A Tale of Two Islands
On Earth there are two curious islands—or there were, or there should be—as real as you and me, but you cannot visit them. There is no visa restriction or anything like that; in fact, I can tell you exactly where they ... well, where they belong. They are, of course, very far from here and, of course, they have names in languages other than English. They were—or would be—created by different processes and there are different reasons you can’t visit them. How odd that something should be real and tangible and impossible to experience.
One way to get an island is to start with something that isn’t an island and then change it until it becomes one. Thousands of miles from where we sit, deep beneath the sea, a volcanic mountain due to become the next Hawaiian island is "under construction," much as a vacation resort might be created: the tropical locale has been determined, there is an estimated project completion time, it will be paradise when it is finished, and construction occurs around the clock. Oh, it won't be done for thousands or millions of years, but someday it will have a spectacular debut with moving pictures broadcast around the globe, when the sea spews fire and the area of the U.S. grows just a teeny bit. We saw it happen with the Icelandic island of Surtsey in the 1960s; you could say that the same factory is responsible for this project. Our new Hawaiian island already has a name: it is called "Lo’ihi" or "long one," and we'll never, ever spend a vacation there.
A coral atoll, by comparison, is created when a reef is able to keep its top at or above the surface of the ocean. The reef grows higher with the benefit of sunlight as coral organisms grow and die and leave their skeletons in an ever-growing pile. For all of the boring ways that an atoll could disappear, with mankind’s participation the process can be rather spectacular. On a beautiful day in 1952, in an ocean whose name means "peaceful," the atoll of Elugelab was spontaneously replaced with an underwater crater during the milliseconds in which the world entered the thermonuclear age. You could say that this was Mike’s fault, if you knew that "Mike" was the nickname of the world’s first hydrogen bomb. Thousands of times larger than the bomb that leveled Hiroshima, Mike was minute in comparison to modern weapons.
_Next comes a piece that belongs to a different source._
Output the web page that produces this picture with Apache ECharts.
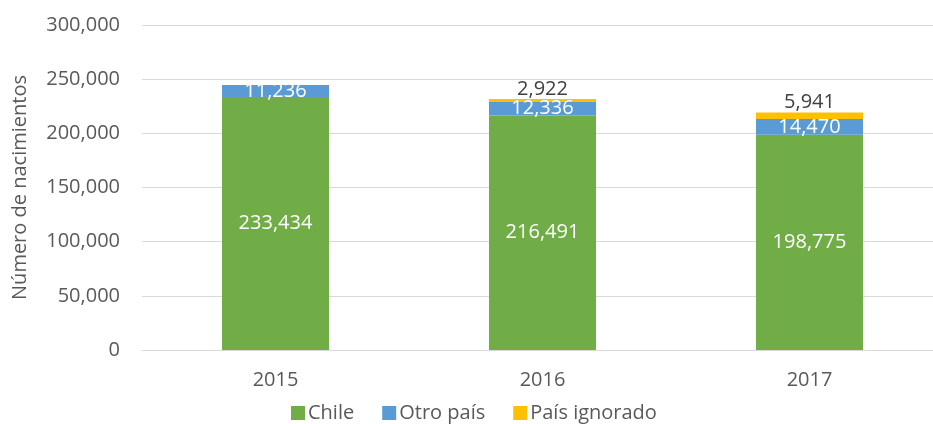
<!DOCTYPE html>
<html>
<head>
<meta charset="utf-8">
<script src="https://cdn.jsdelivr.net/npm/echarts@6/dist/echarts.min.js"></script>
<style>
  html, body { margin: 0; padding: 0; background: #fff; }
  #main { width: 933px; height: 424px; }
</style>
</head>
<body>
<div id="main"></div>
<script>
var years = ['2015', '2016', '2017'];
var chile = [233434, 216491, 198775];
var otroPais = [11236, 12336, 14470];
var paisIgnorado = [null, 2922, 5941];

var myChart = echarts.init(document.getElementById('main'));
var fmt = function (p) { return p.value == null ? '' : p.value.toLocaleString('en-US'); };
var font = 'Open Sans';

var option = {
  animation: false,
  textStyle: { fontFamily: font },
  grid: { left: 142, top: 25, width: 801, height: 325, outerBoundsMode: 'none' },
  legend: {
    data: ['Chile', 'Otro país', 'País ignorado'],
    top: 398,
    left: 286,
    itemWidth: 14,
    itemHeight: 14,
    itemGap: 28,
    icon: 'rect',
    textStyle: { color: '#595959', fontSize: 20, fontFamily: font, padding: [0, 0, 0, -2] }
  },
  xAxis: {
    type: 'category',
    data: years,
    axisLine: { lineStyle: { color: '#d9d9d9', width: 1 } },
    axisTick: { show: false },
    axisLabel: { color: '#595959', fontSize: 20, margin: 20 }
  },
  yAxis: {
    type: 'value',
    min: 0,
    max: 300000,
    interval: 50000,
    name: 'Número de nacimientos',
    nameLocation: 'middle',
    nameGap: 112,
    nameTextStyle: { color: '#595959', fontSize: 20 },
    axisLine: { show: false },
    axisTick: { show: false },
    splitLine: { lineStyle: { color: '#d9d9d9' } },
    axisLabel: {
      color: '#595959', fontSize: 20, margin: 22,
      formatter: function (v) { return v.toLocaleString('en-US'); }
    }
  },
  series: [
    {
      name: 'Chile', type: 'bar', stack: 'total', barWidth: 107,
      itemStyle: { color: '#70AD47' },
      label: { show: true, position: 'inside', color: '#fff', fontSize: 20, formatter: fmt },
      data: chile
    },
    {
      name: 'Otro país', type: 'bar', stack: 'total',
      itemStyle: { color: '#5B9BD5' },
      label: { show: true, position: 'inside', color: '#fff', fontSize: 20, formatter: fmt },
      data: otroPais
    },
    {
      name: 'País ignorado', type: 'bar', stack: 'total',
      itemStyle: { color: '#FFC000' },
      label: { show: true, position: 'top', distance: 0, color: '#404040', fontSize: 20, formatter: fmt },
      data: paisIgnorado
    }
  ]
};
myChart.setOption(option);
</script>
</body>
</html>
Today you can fly over Mike’s handiwork in the Pacific nation of Palau and see the mile-wide circle of dark blue in the sea, a place that I would like to rename "Nothing Atoll." (I like the sound of the pun.) You'll never spend a night on Elugelab, but if you were downwind of Mike in 1952, perhaps Elugelab has already visited you.
Thor Heyerdahl once wrote that the moon was the closest land that was visible to the inhabitants of Easter Island, to which I would add that the moon is one "island" whose construction was completed a long time ago; you can count on it being there for a very long time to come and—most curious of all—in 1969, some folks on a business trip proved that one could actually drop in for a visit.